* _Task to carry out_
Can you transcribe the data exactly? Leave the pictures out.
***
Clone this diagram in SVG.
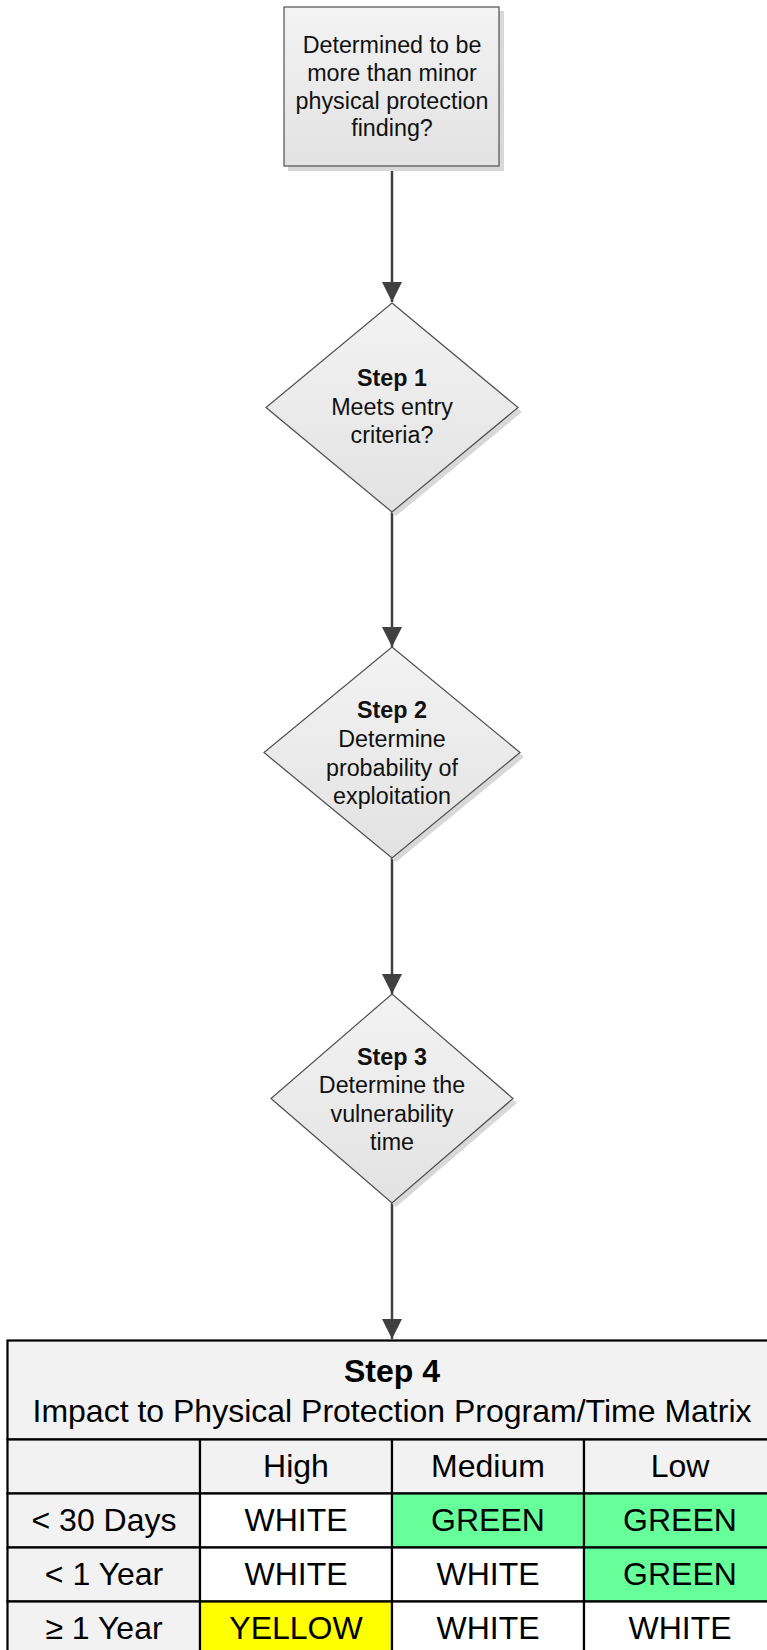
<svg xmlns="http://www.w3.org/2000/svg" width="767" height="1650" viewBox="0 0 767 1650">
  <defs>
    <linearGradient id="shapeFill" x1="0" y1="0" x2="0" y2="1">
      <stop offset="0" stop-color="#f3f3f3"/>
      <stop offset="1" stop-color="#e2e2e2"/>
    </linearGradient>
    <marker id="arrow" markerWidth="20" markerHeight="20" refX="20" refY="10" orient="auto" markerUnits="userSpaceOnUse" viewBox="0 0 20 20">
      <path d="M0,0 L20,10 L0,20 Z" fill="#404040"/>
    </marker>
    <style>
      .shape { fill: url(#shapeFill); stroke: #505050; stroke-width: 1.2; }
      .shadow { fill: #d8d8d8; }
      .lbl { font-family: "Liberation Sans", Arial, sans-serif; font-size: 23.3px; fill: #111; text-anchor: middle; }
      .bold { font-weight: bold; }
      .conn { stroke: #404040; stroke-width: 2.5; fill: none; }
      .cell { stroke: #000; stroke-width: 2.2; }
      .tt { font-family: "Liberation Sans", Arial, sans-serif; font-size: 32px; fill: #000; text-anchor: middle; }
    </style>
  </defs>

  <!-- connectors -->
  <g id="connectors">
    <line class="conn" x1="392" y1="166" x2="392" y2="302" marker-end="url(#arrow)"/>
    <line class="conn" x1="392" y1="512" x2="392" y2="647" marker-end="url(#arrow)"/>
    <line class="conn" x1="392" y1="858" x2="392" y2="994" marker-end="url(#arrow)"/>
    <line class="conn" x1="392" y1="1203" x2="392" y2="1339" marker-end="url(#arrow)"/>
  </g>

  <!-- start box -->
  <g id="start">
    <rect class="shadow" x="288" y="11" width="216" height="160"/>
    <rect class="shape" x="284" y="7" width="215" height="159"/>
    <text class="lbl" x="392" y="53">Determined to be</text>
    <text class="lbl" x="392" y="81">more than minor</text>
    <text class="lbl" x="392" y="109">physical protection</text>
    <text class="lbl" x="392" y="136">finding?</text>
  </g>

  <!-- step 1 -->
  <g id="step1">
    <polygon class="shadow" points="396,307 522,412 396,516 270,412"/>
    <polygon class="shape" points="392,303 518,407.5 392,512 266,407.5"/>
    <text class="lbl bold" x="392" y="386">Step 1</text>
    <text class="lbl" x="392" y="415">Meets entry</text>
    <text class="lbl" x="392" y="443">criteria?</text>
  </g>

  <!-- step 2 -->
  <g id="step2">
    <polygon class="shadow" points="396,651 524,757 396,862 268,757"/>
    <polygon class="shape" points="392,647 520,752.5 392,858 264,752.5"/>
    <text class="lbl bold" x="392" y="718">Step 2</text>
    <text class="lbl" x="392" y="747">Determine</text>
    <text class="lbl" x="392" y="776">probability of</text>
    <text class="lbl" x="392" y="804">exploitation</text>
  </g>

  <!-- step 3 -->
  <g id="step3">
    <polygon class="shadow" points="396,998 517,1103 396,1207 275,1103"/>
    <polygon class="shape" points="392,994 513,1098.5 392,1203 271,1098.5"/>
    <text class="lbl bold" x="392" y="1065">Step 3</text>
    <text class="lbl" x="392" y="1093">Determine the</text>
    <text class="lbl" x="392" y="1122">vulnerability</text>
    <text class="lbl" x="392" y="1150">time</text>
  </g>

  <!-- step 4 matrix -->
  <g id="step4">
    <!-- title row -->
    <rect class="cell" x="7.5" y="1340.5" width="769" height="99" fill="#f2f2f2"/>
    <!-- header row -->
    <rect class="cell" x="7.5" y="1439.5" width="192.5" height="54" fill="#f2f2f2"/>
    <rect class="cell" x="200" y="1439.5" width="192" height="54" fill="#f2f2f2"/>
    <rect class="cell" x="392" y="1439.5" width="192" height="54" fill="#f2f2f2"/>
    <rect class="cell" x="584" y="1439.5" width="192" height="54" fill="#f2f2f2"/>
    <!-- < 30 days -->
    <rect class="cell" x="7.5" y="1493.5" width="192.5" height="54" fill="#f2f2f2"/>
    <rect class="cell" x="200" y="1493.5" width="192" height="54" fill="#ffffff"/>
    <rect class="cell" x="392" y="1493.5" width="192" height="54" fill="#66ff99"/>
    <rect class="cell" x="584" y="1493.5" width="192" height="54" fill="#66ff99"/>
    <!-- < 1 year -->
    <rect class="cell" x="7.5" y="1547.5" width="192.5" height="54" fill="#f2f2f2"/>
    <rect class="cell" x="200" y="1547.5" width="192" height="54" fill="#ffffff"/>
    <rect class="cell" x="392" y="1547.5" width="192" height="54" fill="#ffffff"/>
    <rect class="cell" x="584" y="1547.5" width="192" height="54" fill="#66ff99"/>
    <!-- >= 1 year -->
    <rect class="cell" x="7.5" y="1601.5" width="192.5" height="54" fill="#f2f2f2"/>
    <rect class="cell" x="200" y="1601.5" width="192" height="54" fill="#ffff00"/>
    <rect class="cell" x="392" y="1601.5" width="192" height="54" fill="#ffffff"/>
    <rect class="cell" x="584" y="1601.5" width="192" height="54" fill="#ffffff"/>

    <text class="tt bold" x="392" y="1382">Step 4</text>
    <text class="tt" x="392" y="1422">Impact to Physical Protection Program/Time Matrix</text>

    <text class="tt" x="296" y="1477">High</text>
    <text class="tt" x="488" y="1477">Medium</text>
    <text class="tt" x="680" y="1477">Low</text>

    <text class="tt" x="104" y="1531">&lt; 30 Days</text>
    <text class="tt" x="296" y="1531">WHITE</text>
    <text class="tt" x="488" y="1531">GREEN</text>
    <text class="tt" x="680" y="1531">GREEN</text>

    <text class="tt" x="104" y="1585">&lt; 1 Year</text>
    <text class="tt" x="296" y="1585">WHITE</text>
    <text class="tt" x="488" y="1585">WHITE</text>
    <text class="tt" x="680" y="1585">GREEN</text>

    <text class="tt" x="104" y="1639">≥ 1 Year</text>
    <text class="tt" x="296" y="1639">YELLOW</text>
    <text class="tt" x="488" y="1639">WHITE</text>
    <text class="tt" x="680" y="1639">WHITE</text>
  </g>
</svg>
***
* _Answer to this task_
Clone this diagram in SVG.
<svg xmlns="http://www.w3.org/2000/svg" width="767" height="1650" viewBox="0 0 767 1650">
  <defs>
    <linearGradient id="shapeFill" x1="0" y1="0" x2="0" y2="1">
      <stop offset="0" stop-color="#f3f3f3"/>
      <stop offset="1" stop-color="#e2e2e2"/>
    </linearGradient>
    <marker id="arrow" markerWidth="20" markerHeight="20" refX="20" refY="10" orient="auto" markerUnits="userSpaceOnUse" viewBox="0 0 20 20">
      <path d="M0,0 L20,10 L0,20 Z" fill="#404040"/>
    </marker>
    <style>
      .shape { fill: url(#shapeFill); stroke: #505050; stroke-width: 1.2; }
      .shadow { fill: #d8d8d8; }
      .lbl { font-family: "Liberation Sans", Arial, sans-serif; font-size: 23.3px; fill: #111; text-anchor: middle; }
      .bold { font-weight: bold; }
      .conn { stroke: #404040; stroke-width: 2.5; fill: none; }
      .cell { stroke: #000; stroke-width: 2.2; }
      .tt { font-family: "Liberation Sans", Arial, sans-serif; font-size: 32px; fill: #000; text-anchor: middle; }
    </style>
  </defs>

  <!-- connectors -->
  <g id="connectors">
    <line class="conn" x1="392" y1="166" x2="392" y2="302" marker-end="url(#arrow)"/>
    <line class="conn" x1="392" y1="512" x2="392" y2="647" marker-end="url(#arrow)"/>
    <line class="conn" x1="392" y1="858" x2="392" y2="994" marker-end="url(#arrow)"/>
    <line class="conn" x1="392" y1="1203" x2="392" y2="1339" marker-end="url(#arrow)"/>
  </g>

  <!-- start box -->
  <g id="start">
    <rect class="shadow" x="288" y="11" width="216" height="160"/>
    <rect class="shape" x="284" y="7" width="215" height="159"/>
    <text class="lbl" x="392" y="53">Determined to be</text>
    <text class="lbl" x="392" y="81">more than minor</text>
    <text class="lbl" x="392" y="109">physical protection</text>
    <text class="lbl" x="392" y="136">finding?</text>
  </g>

  <!-- step 1 -->
  <g id="step1">
    <polygon class="shadow" points="396,307 522,412 396,516 270,412"/>
    <polygon class="shape" points="392,303 518,407.5 392,512 266,407.5"/>
    <text class="lbl bold" x="392" y="386">Step 1</text>
    <text class="lbl" x="392" y="415">Meets entry</text>
    <text class="lbl" x="392" y="443">criteria?</text>
  </g>

  <!-- step 2 -->
  <g id="step2">
    <polygon class="shadow" points="396,651 524,757 396,862 268,757"/>
    <polygon class="shape" points="392,647 520,752.5 392,858 264,752.5"/>
    <text class="lbl bold" x="392" y="718">Step 2</text>
    <text class="lbl" x="392" y="747">Determine</text>
    <text class="lbl" x="392" y="776">probability of</text>
    <text class="lbl" x="392" y="804">exploitation</text>
  </g>

  <!-- step 3 -->
  <g id="step3">
    <polygon class="shadow" points="396,998 517,1103 396,1207 275,1103"/>
    <polygon class="shape" points="392,994 513,1098.5 392,1203 271,1098.5"/>
    <text class="lbl bold" x="392" y="1065">Step 3</text>
    <text class="lbl" x="392" y="1093">Determine the</text>
    <text class="lbl" x="392" y="1122">vulnerability</text>
    <text class="lbl" x="392" y="1150">time</text>
  </g>

  <!-- step 4 matrix -->
  <g id="step4">
    <!-- title row -->
    <rect class="cell" x="7.5" y="1340.5" width="769" height="99" fill="#f2f2f2"/>
    <!-- header row -->
    <rect class="cell" x="7.5" y="1439.5" width="192.5" height="54" fill="#f2f2f2"/>
    <rect class="cell" x="200" y="1439.5" width="192" height="54" fill="#f2f2f2"/>
    <rect class="cell" x="392" y="1439.5" width="192" height="54" fill="#f2f2f2"/>
    <rect class="cell" x="584" y="1439.5" width="192" height="54" fill="#f2f2f2"/>
    <!-- < 30 days -->
    <rect class="cell" x="7.5" y="1493.5" width="192.5" height="54" fill="#f2f2f2"/>
    <rect class="cell" x="200" y="1493.5" width="192" height="54" fill="#ffffff"/>
    <rect class="cell" x="392" y="1493.5" width="192" height="54" fill="#66ff99"/>
    <rect class="cell" x="584" y="1493.5" width="192" height="54" fill="#66ff99"/>
    <!-- < 1 year -->
    <rect class="cell" x="7.5" y="1547.5" width="192.5" height="54" fill="#f2f2f2"/>
    <rect class="cell" x="200" y="1547.5" width="192" height="54" fill="#ffffff"/>
    <rect class="cell" x="392" y="1547.5" width="192" height="54" fill="#ffffff"/>
    <rect class="cell" x="584" y="1547.5" width="192" height="54" fill="#66ff99"/>
    <!-- >= 1 year -->
    <rect class="cell" x="7.5" y="1601.5" width="192.5" height="54" fill="#f2f2f2"/>
    <rect class="cell" x="200" y="1601.5" width="192" height="54" fill="#ffff00"/>
    <rect class="cell" x="392" y="1601.5" width="192" height="54" fill="#ffffff"/>
    <rect class="cell" x="584" y="1601.5" width="192" height="54" fill="#ffffff"/>

    <text class="tt bold" x="392" y="1382">Step 4</text>
    <text class="tt" x="392" y="1422">Impact to Physical Protection Program/Time Matrix</text>

    <text class="tt" x="296" y="1477">High</text>
    <text class="tt" x="488" y="1477">Medium</text>
    <text class="tt" x="680" y="1477">Low</text>

    <text class="tt" x="104" y="1531">&lt; 30 Days</text>
    <text class="tt" x="296" y="1531">WHITE</text>
    <text class="tt" x="488" y="1531">GREEN</text>
    <text class="tt" x="680" y="1531">GREEN</text>

    <text class="tt" x="104" y="1585">&lt; 1 Year</text>
    <text class="tt" x="296" y="1585">WHITE</text>
    <text class="tt" x="488" y="1585">WHITE</text>
    <text class="tt" x="680" y="1585">GREEN</text>

    <text class="tt" x="104" y="1639">≥ 1 Year</text>
    <text class="tt" x="296" y="1639">YELLOW</text>
    <text class="tt" x="488" y="1639">WHITE</text>
    <text class="tt" x="680" y="1639">WHITE</text>
  </g>
</svg>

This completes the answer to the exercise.